● ENTRIES SHOWN
(begin)
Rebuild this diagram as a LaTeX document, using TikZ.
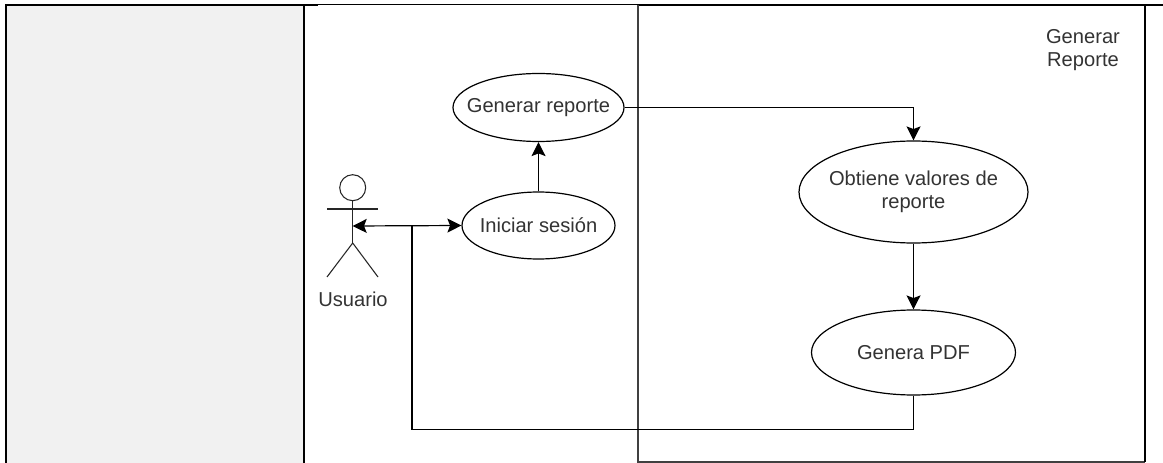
(end)
(begin)
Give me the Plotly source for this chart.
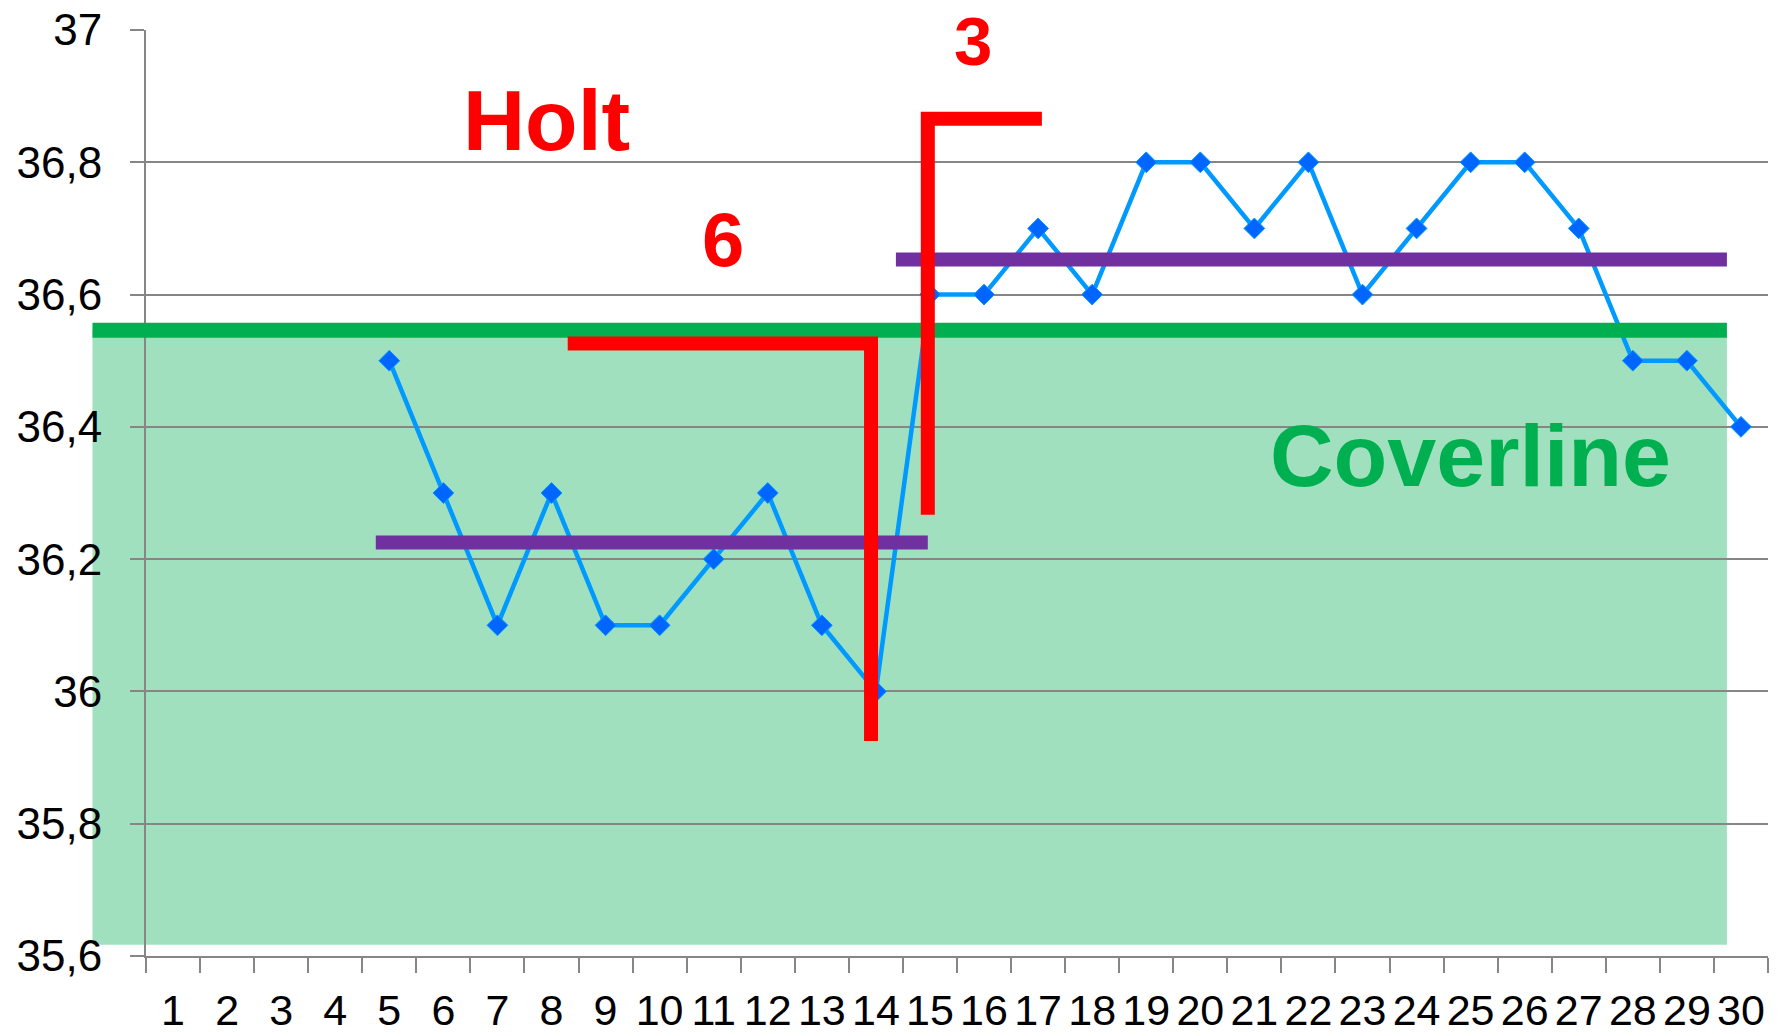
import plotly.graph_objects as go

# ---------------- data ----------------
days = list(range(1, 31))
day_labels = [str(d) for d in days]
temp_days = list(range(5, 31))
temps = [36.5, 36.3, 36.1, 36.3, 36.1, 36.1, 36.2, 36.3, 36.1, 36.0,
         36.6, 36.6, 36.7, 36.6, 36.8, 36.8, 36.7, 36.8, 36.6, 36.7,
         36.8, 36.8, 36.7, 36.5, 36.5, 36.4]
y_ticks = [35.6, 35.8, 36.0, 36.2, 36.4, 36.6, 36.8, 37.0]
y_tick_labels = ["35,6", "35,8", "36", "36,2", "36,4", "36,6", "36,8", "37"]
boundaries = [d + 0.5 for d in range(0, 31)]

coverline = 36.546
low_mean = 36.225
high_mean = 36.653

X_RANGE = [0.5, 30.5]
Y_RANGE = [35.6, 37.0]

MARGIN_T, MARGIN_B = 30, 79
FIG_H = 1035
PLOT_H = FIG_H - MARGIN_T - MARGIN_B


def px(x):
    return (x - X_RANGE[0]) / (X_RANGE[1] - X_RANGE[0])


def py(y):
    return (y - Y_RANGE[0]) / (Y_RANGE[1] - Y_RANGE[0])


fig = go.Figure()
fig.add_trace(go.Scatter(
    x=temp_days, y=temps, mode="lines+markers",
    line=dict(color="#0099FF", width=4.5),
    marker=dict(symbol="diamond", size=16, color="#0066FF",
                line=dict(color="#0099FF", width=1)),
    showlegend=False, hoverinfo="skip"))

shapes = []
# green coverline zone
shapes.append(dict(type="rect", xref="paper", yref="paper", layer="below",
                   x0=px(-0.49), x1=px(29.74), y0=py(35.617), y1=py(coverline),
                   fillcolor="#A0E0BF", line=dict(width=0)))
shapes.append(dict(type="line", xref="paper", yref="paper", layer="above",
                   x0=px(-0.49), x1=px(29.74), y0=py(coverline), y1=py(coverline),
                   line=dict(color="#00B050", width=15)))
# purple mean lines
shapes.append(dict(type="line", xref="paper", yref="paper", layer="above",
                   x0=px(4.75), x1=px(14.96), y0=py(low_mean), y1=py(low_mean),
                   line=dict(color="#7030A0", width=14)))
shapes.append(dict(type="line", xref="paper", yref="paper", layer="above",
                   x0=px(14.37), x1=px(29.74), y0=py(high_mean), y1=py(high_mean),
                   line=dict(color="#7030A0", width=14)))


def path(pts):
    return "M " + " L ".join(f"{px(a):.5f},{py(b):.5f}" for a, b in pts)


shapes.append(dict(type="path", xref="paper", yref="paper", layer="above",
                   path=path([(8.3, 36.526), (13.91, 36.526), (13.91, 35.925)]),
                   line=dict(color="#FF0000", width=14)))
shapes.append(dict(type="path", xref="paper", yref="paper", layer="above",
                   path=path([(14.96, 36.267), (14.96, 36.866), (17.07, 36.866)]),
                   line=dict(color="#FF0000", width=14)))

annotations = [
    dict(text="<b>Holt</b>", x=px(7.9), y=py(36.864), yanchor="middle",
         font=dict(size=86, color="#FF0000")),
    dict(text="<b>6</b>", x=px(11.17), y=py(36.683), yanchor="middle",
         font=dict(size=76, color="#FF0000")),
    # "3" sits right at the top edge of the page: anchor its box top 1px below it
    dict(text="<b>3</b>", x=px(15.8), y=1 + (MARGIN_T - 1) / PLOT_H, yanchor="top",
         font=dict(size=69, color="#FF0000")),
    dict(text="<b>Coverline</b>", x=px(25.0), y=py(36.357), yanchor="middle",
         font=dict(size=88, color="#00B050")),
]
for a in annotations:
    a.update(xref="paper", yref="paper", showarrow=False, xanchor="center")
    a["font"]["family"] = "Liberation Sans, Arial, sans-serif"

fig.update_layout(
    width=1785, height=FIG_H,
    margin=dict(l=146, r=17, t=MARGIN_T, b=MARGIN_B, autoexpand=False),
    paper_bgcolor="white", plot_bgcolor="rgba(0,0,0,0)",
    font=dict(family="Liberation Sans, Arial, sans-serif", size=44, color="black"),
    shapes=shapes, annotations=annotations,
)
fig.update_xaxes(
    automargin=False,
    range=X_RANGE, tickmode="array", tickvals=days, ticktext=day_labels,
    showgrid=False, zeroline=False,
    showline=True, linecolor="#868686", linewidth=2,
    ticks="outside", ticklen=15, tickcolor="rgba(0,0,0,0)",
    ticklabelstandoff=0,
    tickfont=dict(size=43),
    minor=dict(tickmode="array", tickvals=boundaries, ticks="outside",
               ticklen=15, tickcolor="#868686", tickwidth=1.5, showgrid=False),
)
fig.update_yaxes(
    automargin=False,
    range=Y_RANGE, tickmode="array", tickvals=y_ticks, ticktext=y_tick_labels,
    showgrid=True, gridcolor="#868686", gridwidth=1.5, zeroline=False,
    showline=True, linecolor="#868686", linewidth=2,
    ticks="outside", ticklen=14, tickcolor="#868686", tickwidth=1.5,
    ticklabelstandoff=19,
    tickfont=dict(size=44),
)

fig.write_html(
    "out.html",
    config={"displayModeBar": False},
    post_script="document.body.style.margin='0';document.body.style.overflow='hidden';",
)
(end)
● WHAT THE TASK ASKS
Only the lines between the line with "Give me the Plotly source for this chart." and the line with "import plotly.graph_objects as go", inclusive, should be reproduced, exactly as written and without pictures.

● EXERCISE RESPONSE
Give me the Plotly source for this chart.
import plotly.graph_objects as go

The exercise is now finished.